Wooden coached the UCLA men’s basketball team from 1948 to 1975, after coaching for two years at Indiana State, where he was earning his Masters in Education and teaching English. He is probably the most famous Hoosier basketball star himself, being the first player to enter the Hall of Fame with three All-American Awards, but we digress. He had a losing season as a coach in his first year at UCLA—his last over the next 36 years. In his last 12 seasons there, his teams won 10 national NCAA championships. They won consecutive national titles from 1967-1973 every year.

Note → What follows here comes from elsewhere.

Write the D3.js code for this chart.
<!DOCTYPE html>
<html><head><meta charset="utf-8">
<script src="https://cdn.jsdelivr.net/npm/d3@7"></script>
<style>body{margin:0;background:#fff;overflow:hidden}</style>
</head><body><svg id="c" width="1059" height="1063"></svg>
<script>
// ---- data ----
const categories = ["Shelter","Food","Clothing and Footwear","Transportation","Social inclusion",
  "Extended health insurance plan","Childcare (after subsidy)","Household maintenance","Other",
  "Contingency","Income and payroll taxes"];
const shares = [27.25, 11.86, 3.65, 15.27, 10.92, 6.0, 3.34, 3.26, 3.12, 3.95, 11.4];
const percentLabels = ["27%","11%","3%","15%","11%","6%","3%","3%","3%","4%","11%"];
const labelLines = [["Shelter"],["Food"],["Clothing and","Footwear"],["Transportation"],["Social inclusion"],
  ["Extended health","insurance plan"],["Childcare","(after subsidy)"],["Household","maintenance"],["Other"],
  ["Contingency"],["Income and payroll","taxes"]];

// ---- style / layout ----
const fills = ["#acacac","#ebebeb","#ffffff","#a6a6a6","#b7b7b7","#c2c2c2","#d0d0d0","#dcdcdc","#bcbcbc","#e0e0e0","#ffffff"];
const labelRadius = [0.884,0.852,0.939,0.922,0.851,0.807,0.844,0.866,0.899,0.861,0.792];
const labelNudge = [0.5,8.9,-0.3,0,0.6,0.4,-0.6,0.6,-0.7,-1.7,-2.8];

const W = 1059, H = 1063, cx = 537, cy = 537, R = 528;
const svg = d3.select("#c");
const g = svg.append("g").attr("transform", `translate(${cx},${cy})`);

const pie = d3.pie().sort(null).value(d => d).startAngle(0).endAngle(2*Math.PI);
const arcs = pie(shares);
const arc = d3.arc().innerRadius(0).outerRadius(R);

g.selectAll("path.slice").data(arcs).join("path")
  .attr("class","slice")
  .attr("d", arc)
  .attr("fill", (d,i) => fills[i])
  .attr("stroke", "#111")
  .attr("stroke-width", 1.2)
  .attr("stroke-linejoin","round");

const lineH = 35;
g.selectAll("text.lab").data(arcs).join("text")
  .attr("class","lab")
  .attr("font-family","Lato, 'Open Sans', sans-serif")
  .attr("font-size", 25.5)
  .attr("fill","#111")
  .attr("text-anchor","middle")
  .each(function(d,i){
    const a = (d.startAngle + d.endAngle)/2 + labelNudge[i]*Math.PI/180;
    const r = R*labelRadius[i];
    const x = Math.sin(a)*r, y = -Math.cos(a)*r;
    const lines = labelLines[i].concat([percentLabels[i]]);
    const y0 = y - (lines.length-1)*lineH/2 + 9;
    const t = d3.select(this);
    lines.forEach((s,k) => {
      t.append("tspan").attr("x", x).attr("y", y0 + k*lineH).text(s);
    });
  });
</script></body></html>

Prior to that, no coach had even won more than 2 in a row. They went undefeated four seasons and won 88 games straight. His record at Pauley Pavilion was 149-2. I guess one could say he set an unbelievable, an impossible standard for all UCLA coaches who came after him.
Most college basketball fans know a few Wooden stories, so Andy tried to give us a little different side of Coach from the time he spent with him decades after he graduated from UCLA. He noted that Wooden started at UCLA at $6,000/year and by his retirement in 1975, had worked his way up to $36,000/year. UCLA was actually not his first choice of employer - at the time, he was waiting for an offer from Minnesota, as he wanted to stay in the MidWest. In 1998, a poll was taken for the “greatest sports coach ever.” Wooden won the contest by
a landslide, with legendary Packer’s coach Guy Lombardi a distant second. In his last public speech, he said “the players deserve all the credit” for the extraordinary record his team accomplished.” His greatest “secret” was “focus on what you can control—yourself.” At age 95, he told Andy that he made a big mistake when he created his famous “Pyramid of Success” without the ingredient of “love.” “However” he added, I’m working on expressing my
emotions and getting better every day.” He broke everything he wanted to teach down to its simplest elements, put them in order, and repeated them over and over. Andy said he realized that when everyone he spoke to about Coach remembered the same questions he asked and values he spoke of. He had all that patience, though many said he was the “fiercest competitor I ever met.” Ooops, I’m getting carried away.
On August 7, 2003, President George W. Bush presented the Presidential Medal of Freedom, our nation’s highest civilian honor, to John R. Wooden.